MPW Insider is one of several online communities where the biggest names in business answer timely career and leadership questions. This week we ask: How can women rise to the C-suite? The following answer is by Denise Morrison, President and CEO of Campbell Soup Company.
I’m from a generation of women that shattered the glass ceiling. We didn’t wait for doors to open. The lesson I learned is that you need to open some doors for yourself in pursuit of career advancement. Here’s what I suggest:
Set ambitious goals and don’t be afraid to declare and aim for them. You need to know where you want to go in order to get there. It is important to have a destination in mind. Devise a critical pathway – a strategic career plan that maps out where you’ve been, where you are now, where you’re going and who can help you get there.
Don’t be afraid to zigzag
I describe my career path as a zigzag, not a ladder. Early in my career, I created a career tracker to review my progression horizontally across multiple dimensions such as size and scope of responsibility, number of direct reports and P&L responsibility. It helped me identify skillsbuilt, as well as gaps in my experience, which I sought to fill by pursuing challenging opportunities that would prepare me for senior leadership roles. For example, at one point in my career I was assigned to lead sales and marketing, while operating in a manufacturing plant. It was a true zigzag that helped me gain valuable supply chain experience and foster critical leadership development in an area that was out of my comfort zone.
Networking is working
When done correctly, networking is working and it can be incredibly strategic. You can’t become a CEO without working hard and delivering results, but that will only take you so far. Building and leveraging strong relationships with mentors and sponsors will take you the rest of the way. Identify a short list of people that you want to meet and then identify the people in your existing network that can facilitate the necessary introductions.
Serve on a board
I believe it’s important to gain leadership experience on multiple fronts. A great way to learn about how boards and their committees operate is to volunteer to serve on a nonprofit board that is doing work you are passionate about. I took this approach and it was instrumental in enabling me to pursue my first public board appointment. Being a director on a board provides a different perspective on leadership and the discipline of corporate governance. I currently serve on the MetLife board and the experience is invaluable.

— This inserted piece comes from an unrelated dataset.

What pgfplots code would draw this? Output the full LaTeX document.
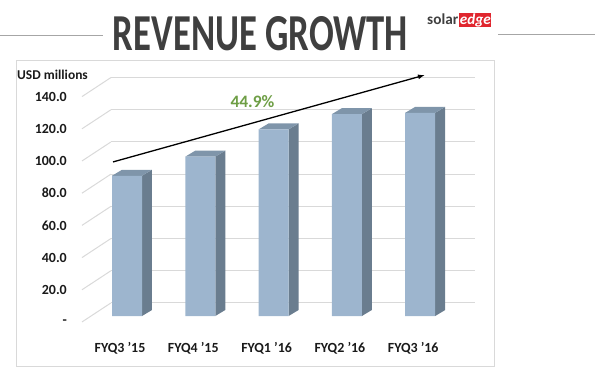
\documentclass[border=0pt]{standalone}
\usepackage{pgfplots}
\pgfplotsset{compat=1.18}
\usepackage{graphicx}
\usepackage{fontspec}
\setmainfont{Carlito}
\usetikzlibrary{arrows.meta}
\definecolor{barfront}{HTML}{9DB5CE}
\definecolor{barside}{HTML}{6A7D8F}
\definecolor{bartop}{HTML}{7F95AA}
\definecolor{gridc}{HTML}{D9D9D9}
\definecolor{titlec}{HTML}{3F3F3F}
\definecolor{greenc}{HTML}{6E9E45}
\definecolor{logored}{HTML}{E0262E}
\definecolor{labc}{HTML}{1A1A1A}
\begin{document}
\begin{tikzpicture}[x=1bp,y=1bp]
\path[use as bounding box] (0,0) rectangle (600,385);
% header
\draw[gray!70, line width=0.8bp] (0,350) -- (103,350);
\draw[gray!70, line width=0.8bp] (498,351) -- (595,351);
\node[text=titlec, inner sep=0] at (260.5,351) {\resizebox{295bp}{34bp}{\bfseries REVENUE GROWTH}};
\node[anchor=west, inner sep=0, text=titlec] at (427,366) {\resizebox{31bp}{!}{\bfseries solar}};
\node[anchor=west, fill=logored, text=white, inner sep=0.6bp, minimum height=13bp] at (459,365) {\resizebox{31bp}{!}{\bfseries\itshape edge}};
% frame
\draw[gridc, line width=1bp] (16,19) rectangle (494,325);
\node[anchor=west, inner sep=0, text=labc] at (17,310) {\fontsize{13.5}{14}\selectfont\bfseries USD millions};
\begin{axis}[
  at={(53.7bp,52.9bp)}, anchor=south west,
  scale only axis, width=439.8bp, height=260.8bp,
  xmin=-1, xmax=5, ymin=-10, ymax=152,
  clip=false,
  axis line style={draw=none},
  tick style={draw=none},
  unbounded coords=jump,
  xtick={0,1,2,3,4},
  xticklabels={FYQ3 '15, FYQ4 '15, FYQ1 '16, FYQ2 '16, FYQ3 '16},
  xticklabel style={anchor=center, xshift=-7bp, yshift=-16bp, inner sep=0, text=labc, font=\fontsize{14}{15}\selectfont\bfseries},
  ytick={0,20,40,60,80,100,120,140},
  yticklabels={-, 20.0, 40.0, 60.0, 80.0, 100.0, 120.0, 140.0},
  yticklabel style={anchor=east, inner sep=0, xshift=13.3bp, yshift=-6bp, text=labc, font=\fontsize{14}{15}\selectfont\bfseries},
]
% back wall gridlines
\addplot[gridc, line width=1bp] coordinates {
 (-0.22,8.1) (4.75,8.1) (nan,nan)
 (-0.22,28.1) (4.75,28.1) (nan,nan)
 (-0.22,48.1) (4.75,48.1) (nan,nan)
 (-0.22,68.1) (4.75,68.1) (nan,nan)
 (-0.22,88.1) (4.75,88.1) (nan,nan)
 (-0.22,108.1) (4.75,108.1) (nan,nan)
 (-0.22,128.1) (4.75,128.1) (nan,nan)
 (-0.22,148.1) (4.75,148.1)};
% side wall lines
\addplot[gridc, line width=1bp] coordinates {
 (-0.614,-3.7) (-0.22,8.1) (nan,nan)
 (-0.614,16.3) (-0.22,28.1) (nan,nan)
 (-0.614,36.3) (-0.22,48.1) (nan,nan)
 (-0.614,56.3) (-0.22,68.1) (nan,nan)
 (-0.614,76.3) (-0.22,88.1) (nan,nan)
 (-0.614,96.3) (-0.22,108.1) (nan,nan)
 (-0.614,116.3) (-0.22,128.1) (nan,nan)
 (-0.614,136.3) (-0.22,148.1)};
% bar side faces
\addplot[fill=barside, draw=none] coordinates {(0.2046,0) (0.2046,87.1) (0.341,90.83) (0.341,3.73)};
\addplot[fill=barside, draw=none] coordinates {(1.2046,0) (1.2046,99.0) (1.341,102.73) (1.341,3.73)};
\addplot[fill=barside, draw=none] coordinates {(2.2046,0) (2.2046,115.9) (2.341,119.63) (2.341,3.73)};
\addplot[fill=barside, draw=none] coordinates {(3.2046,0) (3.2046,125.4) (3.341,129.13) (3.341,3.73)};
\addplot[fill=barside, draw=none] coordinates {(4.2046,0) (4.2046,126.2) (4.341,129.93) (4.341,3.73)};
% bar top faces
\addplot[fill=bartop, draw=none] coordinates {(-0.2046,87.1) (0.2046,87.1) (0.341,90.83) (-0.0682,90.83)};
\addplot[fill=bartop, draw=none] coordinates {(0.7954,99.0) (1.2046,99.0) (1.341,102.73) (0.9318,102.73)};
\addplot[fill=bartop, draw=none] coordinates {(1.7954,115.9) (2.2046,115.9) (2.341,119.63) (1.9318,119.63)};
\addplot[fill=bartop, draw=none] coordinates {(2.7954,125.4) (3.2046,125.4) (3.341,129.13) (2.9318,129.13)};
\addplot[fill=bartop, draw=none] coordinates {(3.7954,126.2) (4.2046,126.2) (4.341,129.93) (3.9318,129.93)};
% bar fronts
\addplot[ybar, bar width=30bp, fill=barfront, draw=none] coordinates {(0,87.1) (1,99.0) (2,115.9) (3,125.4) (4,126.2)};
% growth arrow
\addplot[black, line width=1.3bp, -{Latex[length=7bp,width=5bp]}] coordinates {(-0.191,95.7) (4.065,149.7)};
\node[text=greenc, inner sep=0] at (axis cs:1.712,133.1) {\fontsize{17.5}{18}\selectfont\bfseries 44.9\%};
\end{axis}
\end{tikzpicture}
\end{document}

Create a personal mission statement
Inspired by Steven Covey’s book, Seven Habits of Highly Effective People, I created a personal mission statement that became a compass on my path to becoming a CEO. My mission is: To serve as a leader, live a balanced life, and apply ethical principles to make a significant difference. I believe leadership is service to others. I’ve stayed true to this mission on the road to the C-suite, and that has made all the difference.